By Francis Folz | United States
38 percent. That is the percentage of the Missouri electorate Hillary Clinton garnered in her failed bid for president in 2016. You would think the Missouri GOP would be smart enough not to use a page from Ms. Clinton’s shoddy playbook, especially since Mr. Donald Trump defeated Ms. Clinton by 19 points in the Show Me State. However, this is not the case.
The Missouri GOP voted on July 3, 2018, to suspend a rule that prohibits the National Republican Party (the establishment) to spend money on a particular candidate in a contested primary. Instead of leaving the race between the candidates and the voters, the Missouri GOP thought it would be a fantastic idea to act like there is not a primary by concerting with the national party to elect Josh Hawley. Sound familiar?
Ms. Clinton colluded with the DNC to rig her primary election against Bernie Sanders only two years ago. And to add insult to injury, the DNC decided to further isolate the Sanders wing of the party by barring his supporters from the party’s convention the same year. Common sense would suggest not to repeat the same mistake of snubbing the grassroots, especially in such a close race. Polls show Mr. Hawley either trailing Claire McCaskill or narrowly leading her within the margin of error.
However, the grassroots’ liberty candidate in the race, Austin Petersen, is determined to fire Claire in November. In a matchup between Mr. Petersen and Ms. McCaskill, Austin bests Claire 56% to 40%. In light of that recent poll, it should be common knowledge not to interfere in a heated race between a weak, establishment candidate and an electrifying grassroots firebrand.
But to make matters worse, in an out-of-touch move, President Trump and Vice-President Pence have weighed in for Mitch McConnell’s Josh Hawley. This shows disdain for the vast amount of Missouri voters reluctant to support Mr. Hawley. After all, it was Mr. Hawley who aired campaign ads not even two years ago that promised not to use the Attorney General’s office to climb the political ladder. Such promises have long since vanished.
However, attempts to shut out the grassroots have not weathered Austin’s spirits, and why should they? Mr. Hawley has modeled his entire campaign after Ms. Clinton up to this point. For example, Mr. Hawley decided meeting with voters and debating his primary opponents is beneath him. So, Josh skipped the vast majority of Lincoln Days hosted by local Republicans. He was also missing the night Congresswoman Ann Wagner flew from D.C. to St. Louis to host the Republican senatorial debate.

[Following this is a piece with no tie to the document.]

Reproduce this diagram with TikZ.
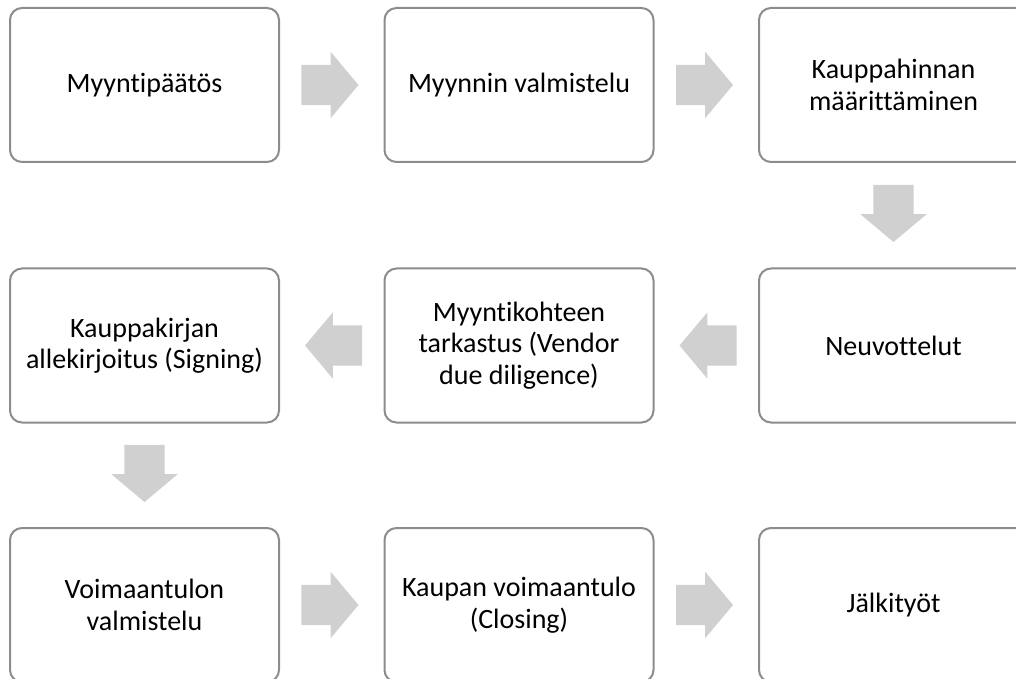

To make up for his blunders, Josh thought he could score a few political points by throwing former-governor Eric Greitens under the bus. Publicly alluding to impeachment before even filling charges, he effectively denied Mr. Greitens due process.
Furthermore, Mr. Hawley has been spotted lifting weights at the gym and buying wine during business hours (you know, while he’s supposed to be performing the duties of Attorney General). This is all part of a pattern.
Back in March, while Mr. Petersen and other primary candidates were out shaking hands with voters, Mr. Hawley chose to stay home and talk about his NCAA bracket on Twitter. And just when you thought Mr. Hawley couldn’t be more distant to voters? His official senatorial website doesn’t even have an “issues” section to let Missourians know how the Attorney General feels about crucial topics. To this day, Mr. Hawley refuses to rule out voting for Mitch McConnell for Majority/Minority Leader.
Mr. Hawley has even admitted in one of his few interviews that he was not interested in running for senator at first. Comparatively, Austin Petersen, Mr. Hawley’s most formidable primary opponent, has been attending countless local events and speaking with a myriad of voters on the campaign trail. It appears that the West/East Coast educated Attorney General believes the GOP establishment’s blessing will be able to carry him across the finish line in August. Judging by the Missouri GOP’s recent, unconventional actions, however, it may be harder than Mr. Hawley and company imagined.